■ **Data excerpt**:
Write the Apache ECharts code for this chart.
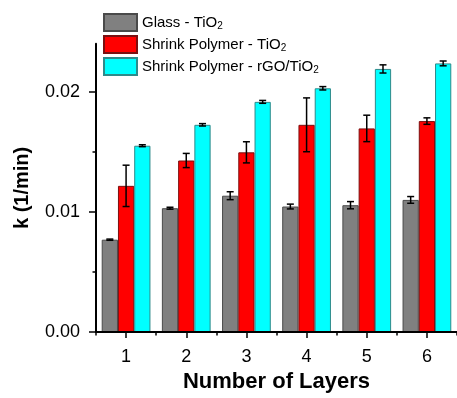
<!DOCTYPE html>
<html><head><meta charset="utf-8">
<script src="https://cdn.jsdelivr.net/npm/echarts@6/dist/echarts.min.js"></script>
<style>html,body{margin:0;padding:0;background:#fff}#c{width:457px;height:398px}</style>
</head><body><div id="c"></div>
<script>
const categories = ['1', '2', '3', '4', '5', '6'];
const seriesNames = ['Glass - TiO2', 'Shrink Polymer - TiO2', 'Shrink Polymer - rGO/TiO2'];
const glassTiO2 = [0.00769, 0.01031, 0.01135, 0.01045, 0.01056, 0.0110];
const glassErr = [0.00005, 0.00008, 0.00033, 0.0002, 0.0003, 0.00028];
const shrinkTiO2 = [0.01217, 0.01428, 0.01496, 0.01725, 0.01695, 0.01756];
const shrinkErr = [0.00172, 0.00059, 0.00088, 0.00224, 0.0011, 0.00027];
const shrinkRGO = [0.01551, 0.01725, 0.01916, 0.02029, 0.0219, 0.02236];
const rgoErr = [0.00008, 0.0001, 0.00012, 0.00014, 0.00034, 0.0002];
const yTicks = [0, 0.01, 0.02];
const yMinorTicks = [0.005, 0.015];

const FONT = "'Liberation Sans', Arial, sans-serif";
const BAR_FRAC = 0.27;
const values = [glassTiO2, shrinkTiO2, shrinkRGO];
const errs = [glassErr, shrinkErr, rgoErr];
const fills = ['#808080', '#ff0000', '#00ffff'];
const borders = ['#4a4a4a', '#7a1010', '#2e8a8a'];

function errRender(idx) {
  return function (params, api) {
    const x = api.value(0), v = api.value(1), e = api.value(2);
    const band = api.size([1, 0])[0];
    const off = (idx - 1) * band * BAR_FRAC;
    const hi = api.coord([x, v + e]);
    const lo = api.coord([x, v - e]);
    const cx = hi[0] + off, cw = 3.5;
    const st = { stroke: '#000', lineWidth: 1.5 };
    return { type: 'group', children: [
      { type: 'line', shape: { x1: cx, y1: hi[1], x2: cx, y2: lo[1] }, style: st },
      { type: 'line', shape: { x1: cx - cw, y1: hi[1], x2: cx + cw, y2: hi[1] }, style: st },
      { type: 'line', shape: { x1: cx - cw, y1: lo[1], x2: cx + cw, y2: lo[1] }, style: st }
    ]};
  };
}

const series = [];
for (let i = 0; i < 3; i++) {
  series.push({
    name: seriesNames[i], type: 'bar', xAxisIndex: 0, yAxisIndex: 0,
    data: values[i], barWidth: (BAR_FRAC * 100) + '%', barGap: '0%',
    itemStyle: { color: fills[i], borderColor: borders[i], borderWidth: 1 },
    z: 2
  });
}
for (let i = 0; i < 3; i++) {
  series.push({
    type: 'custom', xAxisIndex: 0, yAxisIndex: 0,
    renderItem: errRender(i),
    data: values[i].map((v, j) => [j, v, errs[i][j]]),
    encode: { x: 0, y: 1 }, z: 5, silent: true
  });
}

const chart = echarts.init(document.getElementById('c'), null, { renderer: 'canvas' });
chart.setOption({
  animation: false,
  backgroundColor: '#fff',
  textStyle: { fontFamily: FONT },
  grid: { left: 96, top: 43.7, width: 362, height: 292.8, containLabel: false },
  legend: {
    orient: 'vertical', left: 98, top: 8, padding: 5, itemWidth: 33, itemHeight: 17, itemGap: 3,
    icon: 'rect', data: seriesNames,
    formatter: n => '{a|' + n.replace('TiO2', 'TiO}{sub|2}') + (n.endsWith('TiO2') ? '' : '}'),
    textStyle: {
      color: '#000', fontFamily: FONT,
      rich: {
        a: { fontSize: 15, lineHeight: 18, fontFamily: FONT, color: '#000' },
        sub: { fontSize: 10, lineHeight: 18, fontFamily: FONT, color: '#000', padding: [7, 0, 0, 0] }
      }
    }
  },
  xAxis: [{
    type: 'category', data: categories, position: 'bottom', z: 10,
    axisLine: { show: true, lineStyle: { color: '#000', width: 2 } },
    axisTick: { show: true, alignWithLabel: true, length: 6, lineStyle: { color: '#000', width: 1.5 } },
    axisLabel: { fontSize: 18, color: '#000', margin: 16, fontFamily: FONT },
    name: 'Number of Layers', nameLocation: 'middle', nameGap: 38,
    nameTextStyle: { fontSize: 22, fontWeight: 'bold', color: '#000', fontFamily: FONT },
    splitLine: { show: false }
  }, {
    type: 'category', data: categories, position: 'bottom', z: 10,
    axisLine: { show: false },
    axisTick: { show: true, alignWithLabel: false, length: 3.5, lineStyle: { color: '#000', width: 1.5 } },
    axisLabel: { show: false }, splitLine: { show: false }
  }],
  yAxis: [{
    type: 'value', min: 0, max: 0.024, interval: 0.01, position: 'left', z: 10,
    axisLine: { show: true, lineStyle: { color: '#000', width: 2 } },
    axisTick: { show: true, customValues: yTicks, length: 7, lineStyle: { color: '#000', width: 1.5 } },
    axisLabel: { customValues: yTicks, fontSize: 18, color: '#000', margin: 16, fontFamily: FONT,
      formatter: v => v.toFixed(2) },
    splitLine: { show: false },
    name: 'k (1/min)', nameLocation: 'middle', nameGap: 64, nameRotate: 90,
    nameTextStyle: { fontSize: 20, fontWeight: 'bold', color: '#000', fontFamily: FONT }
  }, {
    type: 'value', min: 0, max: 0.024, interval: 0.01, position: 'left', z: 10,
    axisLine: { show: false },
    axisTick: { show: true, customValues: yMinorTicks, length: 3.5, lineStyle: { color: '#000', width: 1.5 } },
    axisLabel: { show: false }, splitLine: { show: false }
  }],
  series: series
});
</script>
</body></html>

■ **Exercise requirements**:
Copy the listing exactly. Any image in it stays out of the copy.

■ **Solution for this problem**:
Write the Apache ECharts code for this chart.
<!DOCTYPE html>
<html><head><meta charset="utf-8">
<script src="https://cdn.jsdelivr.net/npm/echarts@6/dist/echarts.min.js"></script>
<style>html,body{margin:0;padding:0;background:#fff}#c{width:457px;height:398px}</style>
</head><body><div id="c"></div>
<script>
const categories = ['1', '2', '3', '4', '5', '6'];
const seriesNames = ['Glass - TiO2', 'Shrink Polymer - TiO2', 'Shrink Polymer - rGO/TiO2'];
const glassTiO2 = [0.00769, 0.01031, 0.01135, 0.01045, 0.01056, 0.0110];
const glassErr = [0.00005, 0.00008, 0.00033, 0.0002, 0.0003, 0.00028];
const shrinkTiO2 = [0.01217, 0.01428, 0.01496, 0.01725, 0.01695, 0.01756];
const shrinkErr = [0.00172, 0.00059, 0.00088, 0.00224, 0.0011, 0.00027];
const shrinkRGO = [0.01551, 0.01725, 0.01916, 0.02029, 0.0219, 0.02236];
const rgoErr = [0.00008, 0.0001, 0.00012, 0.00014, 0.00034, 0.0002];
const yTicks = [0, 0.01, 0.02];
const yMinorTicks = [0.005, 0.015];

const FONT = "'Liberation Sans', Arial, sans-serif";
const BAR_FRAC = 0.27;
const values = [glassTiO2, shrinkTiO2, shrinkRGO];
const errs = [glassErr, shrinkErr, rgoErr];
const fills = ['#808080', '#ff0000', '#00ffff'];
const borders = ['#4a4a4a', '#7a1010', '#2e8a8a'];

function errRender(idx) {
  return function (params, api) {
    const x = api.value(0), v = api.value(1), e = api.value(2);
    const band = api.size([1, 0])[0];
    const off = (idx - 1) * band * BAR_FRAC;
    const hi = api.coord([x, v + e]);
    const lo = api.coord([x, v - e]);
    const cx = hi[0] + off, cw = 3.5;
    const st = { stroke: '#000', lineWidth: 1.5 };
    return { type: 'group', children: [
      { type: 'line', shape: { x1: cx, y1: hi[1], x2: cx, y2: lo[1] }, style: st },
      { type: 'line', shape: { x1: cx - cw, y1: hi[1], x2: cx + cw, y2: hi[1] }, style: st },
      { type: 'line', shape: { x1: cx - cw, y1: lo[1], x2: cx + cw, y2: lo[1] }, style: st }
    ]};
  };
}

const series = [];
for (let i = 0; i < 3; i++) {
  series.push({
    name: seriesNames[i], type: 'bar', xAxisIndex: 0, yAxisIndex: 0,
    data: values[i], barWidth: (BAR_FRAC * 100) + '%', barGap: '0%',
    itemStyle: { color: fills[i], borderColor: borders[i], borderWidth: 1 },
    z: 2
  });
}
for (let i = 0; i < 3; i++) {
  series.push({
    type: 'custom', xAxisIndex: 0, yAxisIndex: 0,
    renderItem: errRender(i),
    data: values[i].map((v, j) => [j, v, errs[i][j]]),
    encode: { x: 0, y: 1 }, z: 5, silent: true
  });
}

const chart = echarts.init(document.getElementById('c'), null, { renderer: 'canvas' });
chart.setOption({
  animation: false,
  backgroundColor: '#fff',
  textStyle: { fontFamily: FONT },
  grid: { left: 96, top: 43.7, width: 362, height: 292.8, containLabel: false },
  legend: {
    orient: 'vertical', left: 98, top: 8, padding: 5, itemWidth: 33, itemHeight: 17, itemGap: 3,
    icon: 'rect', data: seriesNames,
    formatter: n => '{a|' + n.replace('TiO2', 'TiO}{sub|2}') + (n.endsWith('TiO2') ? '' : '}'),
    textStyle: {
      color: '#000', fontFamily: FONT,
      rich: {
        a: { fontSize: 15, lineHeight: 18, fontFamily: FONT, color: '#000' },
        sub: { fontSize: 10, lineHeight: 18, fontFamily: FONT, color: '#000', padding: [7, 0, 0, 0] }
      }
    }
  },
  xAxis: [{
    type: 'category', data: categories, position: 'bottom', z: 10,
    axisLine: { show: true, lineStyle: { color: '#000', width: 2 } },
    axisTick: { show: true, alignWithLabel: true, length: 6, lineStyle: { color: '#000', width: 1.5 } },
    axisLabel: { fontSize: 18, color: '#000', margin: 16, fontFamily: FONT },
    name: 'Number of Layers', nameLocation: 'middle', nameGap: 38,
    nameTextStyle: { fontSize: 22, fontWeight: 'bold', color: '#000', fontFamily: FONT },
    splitLine: { show: false }
  }, {
    type: 'category', data: categories, position: 'bottom', z: 10,
    axisLine: { show: false },
    axisTick: { show: true, alignWithLabel: false, length: 3.5, lineStyle: { color: '#000', width: 1.5 } },
    axisLabel: { show: false }, splitLine: { show: false }
  }],
  yAxis: [{
    type: 'value', min: 0, max: 0.024, interval: 0.01, position: 'left', z: 10,
    axisLine: { show: true, lineStyle: { color: '#000', width: 2 } },
    axisTick: { show: true, customValues: yTicks, length: 7, lineStyle: { color: '#000', width: 1.5 } },
    axisLabel: { customValues: yTicks, fontSize: 18, color: '#000', margin: 16, fontFamily: FONT,
      formatter: v => v.toFixed(2) },
    splitLine: { show: false },
    name: 'k (1/min)', nameLocation: 'middle', nameGap: 64, nameRotate: 90,
    nameTextStyle: { fontSize: 20, fontWeight: 'bold', color: '#000', fontFamily: FONT }
  }, {
    type: 'value', min: 0, max: 0.024, interval: 0.01, position: 'left', z: 10,
    axisLine: { show: false },
    axisTick: { show: true, customValues: yMinorTicks, length: 3.5, lineStyle: { color: '#000', width: 1.5 } },
    axisLabel: { show: false }, splitLine: { show: false }
  }],
  series: series
});
</script>
</body></html>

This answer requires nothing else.